Olu Epe of Epe, Oba Shefiu Olatunji Adewale, said the festival has always been a major boost to the economic, religious and cultural sectors of the community: “Epe, being dominantly a Muslim community, the religious aspect of the festival serves as an opportunity to pray for the growth and stability of the community, state and country.
“Kayokayo is a platform to promote the socio-economic activities of the community. The event has evolved to be interesting and acceptable to all, young and old.”
The Oloja of Lagos, Abiola Kosoko, said: “Kayokayo festival is a tradition that is being kept alive to enhance the grand entering of King Kosoko into Epe land from Lagos.
“Tonight, the ‘Etufu’ light is going to change face and it is going to be lighted with a gas fire instead of the previous camping fire. This festival is being remembered by everyone in Epe, Lagos Island and other towns having connections with Epe.
“Kayokayo festival is the only festival that unifies the whole of Epe and the festival that reminds them about their ancestors most especially King Kosoko. “King Kosoko was the 10th King of Lagos. He was king when Lagos was bombarded on December 25, 1851, by British.
Kosoko moved out of Lagos with almost everyone on the Island into Epe kingdom. His movement resulted in the founding of over 33 communities such as Lamgbasa, Badore and Ajah.”
The senator representing the Lagos East at the National Assembly, Tokunbo Abiru, said: “The growth and development experienced in Epe have been as a result of decades of peaceful coexistence among the people. The path of unity and peace chosen by the two sides of the land occupied by the Ekos and the Ijebus, to live harmoniously for over 171 years is worthy of celebration.
“This has opened doors for the economic and political emancipation of sons and daughters of the town. They have made tremendous contributions with landmark achievements and ground-breaking successes in the scheme of things in Lagos and Nigeria.”
Federal House of Representatives member, Wale Raji, representing Epe Constituency, said: “I am happy that the essence of this festival has been retained. It has afforded all of us the opportunity to eat and dine together in unity.”
An indigene and Chairman, Ibeju Lekki Local Government, Mr Sesan Abdulahi, claimed: “The influx of visitors, tourists, investors and the presence of top government officials at the celebration of the Kayo-Kayo signalled Epe as a tourist destination in Lagos and Nigeria.
“The festival will grow the Epe economy.
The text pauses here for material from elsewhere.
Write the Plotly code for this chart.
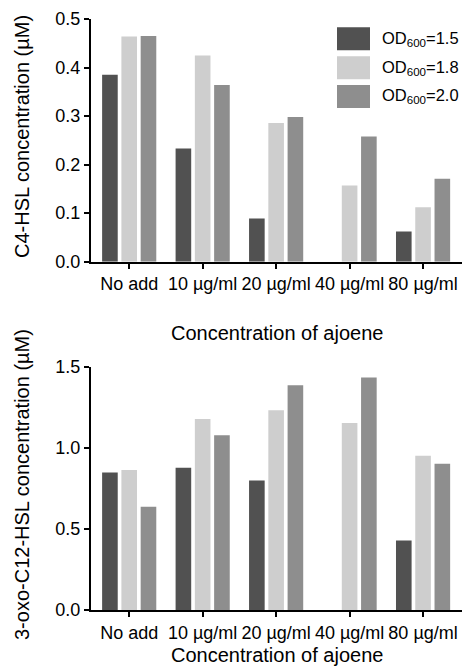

The state government should invest massively in publicising the festival to the world at large.”
Otunba Gbenga Abass, coordinator, Kayokayo Organising Committee, said:
“The festival is a veritable platform for the celebration of the history, heritage and greatness of Epe. Culture is so important that it is the key to development. It unlocks the economic potential of any community.
“Culture is an important aspect of life. It is a key part of our existence and a major income earner for the community and the state.
Kayokayo is celebrated annually and to welcome the Islamic calendar year. It has become a part of our life.”
Nollywood star and descendant of the Kosoko family, Prince Jide Kosoko, said: “The influence of western culture has so much polluted our own culture to the extent that we are all practicing what they handed over to us. We are no longer seeing our own culture and tradition as anything.
“Youths are no longer willing to speak our local languages. This is perhaps the only way they can promote the language. It is only when you preserve the language that you can preserve the culture.”
A tourist, Banke, came from America. She urged Nigerian government to develop tourism potential of the country to check over reliance on crude oil as a means of foreign exchange: “The country is blessed with many historic sites but were neglected by the government.”
Hotel manager, Mr Ibrahim Bowale, said: “The festival is a source of blessings to our business. The level of patronage during the period is always high.” He called for Lagos State Government involvement in packaging and promoting the festival.